§ **Dataset section**

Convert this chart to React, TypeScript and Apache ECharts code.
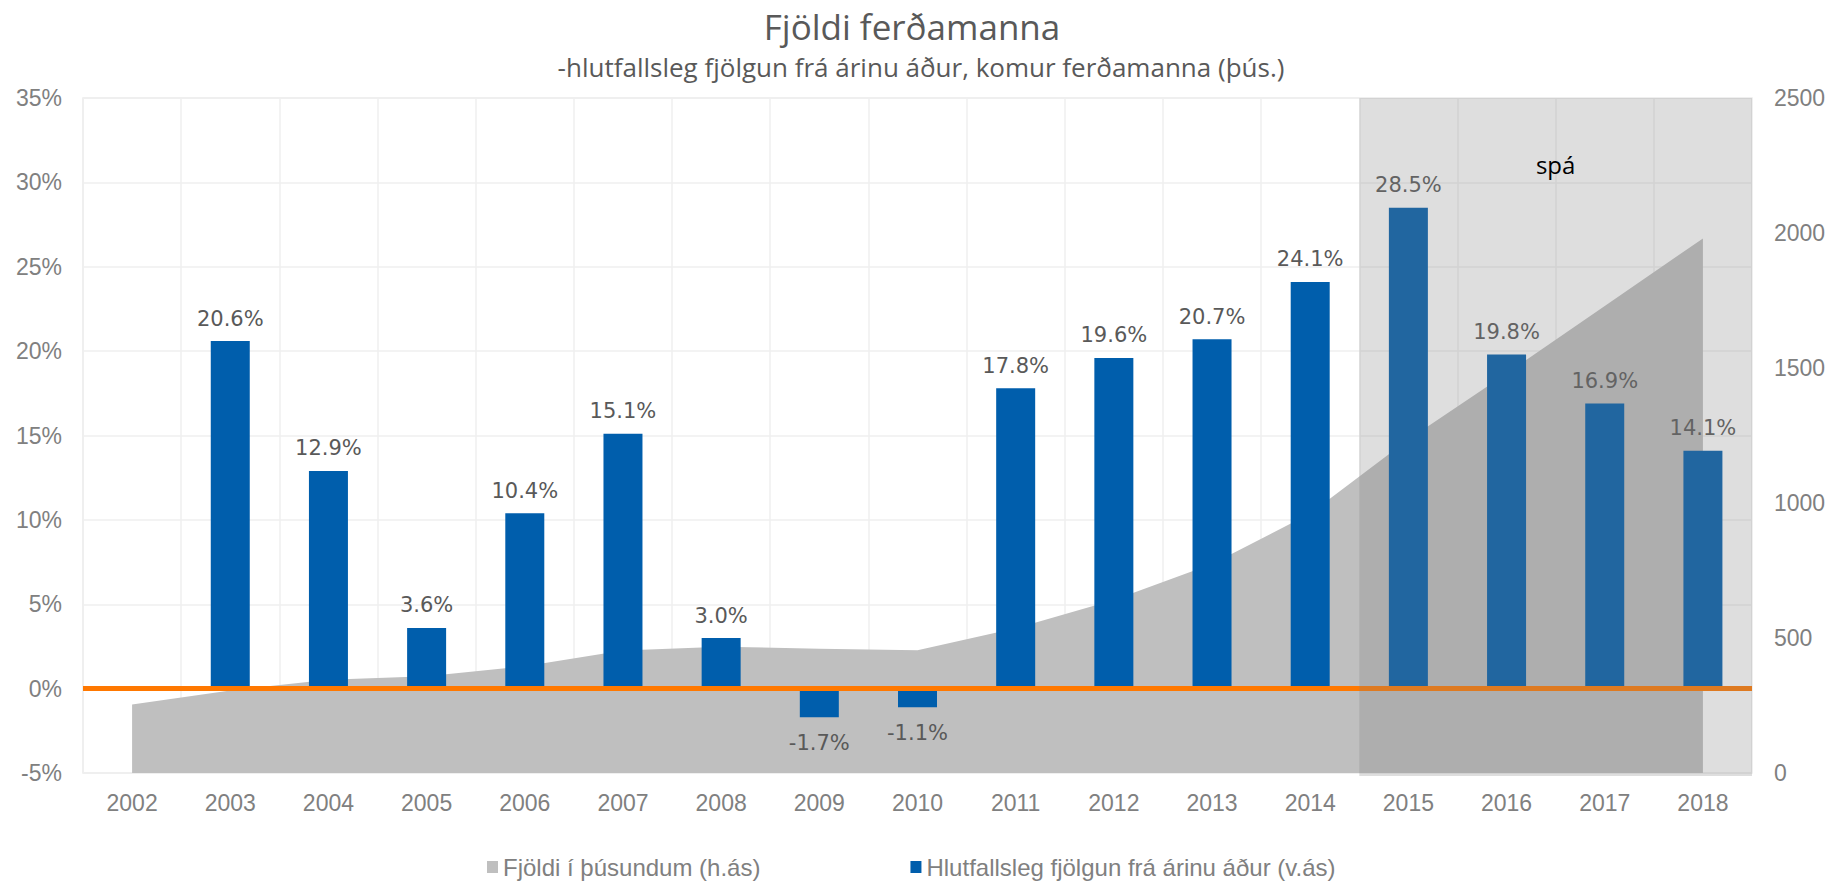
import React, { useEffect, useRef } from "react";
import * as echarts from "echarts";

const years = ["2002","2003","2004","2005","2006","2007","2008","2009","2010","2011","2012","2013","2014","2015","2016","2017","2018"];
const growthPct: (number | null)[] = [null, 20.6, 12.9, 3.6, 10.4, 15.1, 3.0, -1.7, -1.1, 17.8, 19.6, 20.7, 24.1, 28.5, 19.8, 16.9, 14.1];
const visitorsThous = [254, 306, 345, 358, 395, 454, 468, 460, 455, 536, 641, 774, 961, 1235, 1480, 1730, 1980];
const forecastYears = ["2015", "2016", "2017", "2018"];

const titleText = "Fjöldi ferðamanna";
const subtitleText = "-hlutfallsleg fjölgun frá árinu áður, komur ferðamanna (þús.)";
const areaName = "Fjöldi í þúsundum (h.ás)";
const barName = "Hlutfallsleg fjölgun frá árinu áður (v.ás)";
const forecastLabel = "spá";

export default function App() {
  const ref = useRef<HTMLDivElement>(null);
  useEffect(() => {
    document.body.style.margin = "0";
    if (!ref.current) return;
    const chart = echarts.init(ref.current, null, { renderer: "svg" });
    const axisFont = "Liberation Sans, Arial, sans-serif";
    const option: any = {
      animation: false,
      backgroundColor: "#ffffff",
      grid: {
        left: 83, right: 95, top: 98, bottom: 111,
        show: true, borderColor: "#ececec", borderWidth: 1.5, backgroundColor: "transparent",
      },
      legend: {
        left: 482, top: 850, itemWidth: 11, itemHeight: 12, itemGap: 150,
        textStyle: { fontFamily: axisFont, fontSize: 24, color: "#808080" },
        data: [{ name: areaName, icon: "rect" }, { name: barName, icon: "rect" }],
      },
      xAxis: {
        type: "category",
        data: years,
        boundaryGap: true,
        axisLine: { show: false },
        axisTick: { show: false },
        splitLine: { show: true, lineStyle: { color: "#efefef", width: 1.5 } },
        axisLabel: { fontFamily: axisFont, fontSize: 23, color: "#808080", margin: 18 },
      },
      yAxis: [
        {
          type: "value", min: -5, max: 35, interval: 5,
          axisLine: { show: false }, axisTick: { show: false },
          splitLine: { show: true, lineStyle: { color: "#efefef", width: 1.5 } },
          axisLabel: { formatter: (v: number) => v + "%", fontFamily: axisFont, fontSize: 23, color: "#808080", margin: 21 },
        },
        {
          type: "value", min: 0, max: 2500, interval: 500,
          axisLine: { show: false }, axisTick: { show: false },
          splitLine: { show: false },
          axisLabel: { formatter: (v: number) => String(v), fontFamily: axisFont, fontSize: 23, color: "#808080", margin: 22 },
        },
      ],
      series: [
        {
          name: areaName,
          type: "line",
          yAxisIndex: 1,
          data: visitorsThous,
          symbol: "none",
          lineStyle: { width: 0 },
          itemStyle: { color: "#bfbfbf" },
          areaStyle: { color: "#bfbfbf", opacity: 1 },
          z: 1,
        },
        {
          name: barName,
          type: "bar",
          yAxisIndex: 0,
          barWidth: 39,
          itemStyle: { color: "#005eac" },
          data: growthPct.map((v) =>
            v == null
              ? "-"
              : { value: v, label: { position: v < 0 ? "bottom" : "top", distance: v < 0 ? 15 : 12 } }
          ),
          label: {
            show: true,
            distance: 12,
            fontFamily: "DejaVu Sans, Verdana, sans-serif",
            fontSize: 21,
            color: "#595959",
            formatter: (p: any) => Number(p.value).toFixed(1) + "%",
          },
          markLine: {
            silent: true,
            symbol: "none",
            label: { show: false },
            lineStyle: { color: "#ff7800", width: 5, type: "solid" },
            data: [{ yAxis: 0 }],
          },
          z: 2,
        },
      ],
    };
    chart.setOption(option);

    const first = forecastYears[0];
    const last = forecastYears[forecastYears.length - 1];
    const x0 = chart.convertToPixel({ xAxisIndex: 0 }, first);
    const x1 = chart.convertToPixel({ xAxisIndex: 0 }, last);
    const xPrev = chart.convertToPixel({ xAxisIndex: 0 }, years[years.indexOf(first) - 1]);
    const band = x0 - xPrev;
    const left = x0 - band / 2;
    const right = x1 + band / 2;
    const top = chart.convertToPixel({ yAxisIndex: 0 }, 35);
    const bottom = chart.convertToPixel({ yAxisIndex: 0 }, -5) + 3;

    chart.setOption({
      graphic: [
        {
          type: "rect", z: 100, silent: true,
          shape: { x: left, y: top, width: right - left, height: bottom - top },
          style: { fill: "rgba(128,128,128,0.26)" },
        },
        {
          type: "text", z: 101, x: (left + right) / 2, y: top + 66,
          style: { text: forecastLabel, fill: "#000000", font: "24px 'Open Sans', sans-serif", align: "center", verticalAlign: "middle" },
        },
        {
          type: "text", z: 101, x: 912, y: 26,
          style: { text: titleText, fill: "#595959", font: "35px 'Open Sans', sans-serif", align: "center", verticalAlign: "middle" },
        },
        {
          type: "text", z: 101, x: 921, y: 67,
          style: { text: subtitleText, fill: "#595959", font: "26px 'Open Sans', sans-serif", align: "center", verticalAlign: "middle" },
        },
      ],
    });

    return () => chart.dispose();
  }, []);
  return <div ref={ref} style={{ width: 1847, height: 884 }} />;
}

§ **Task objective**
Lines that hold the word "React" are the ones to return, every one of them.

§ **Answer to this task**
Convert this chart to React, TypeScript and Apache ECharts code.
import React, { useEffect, useRef } from "react";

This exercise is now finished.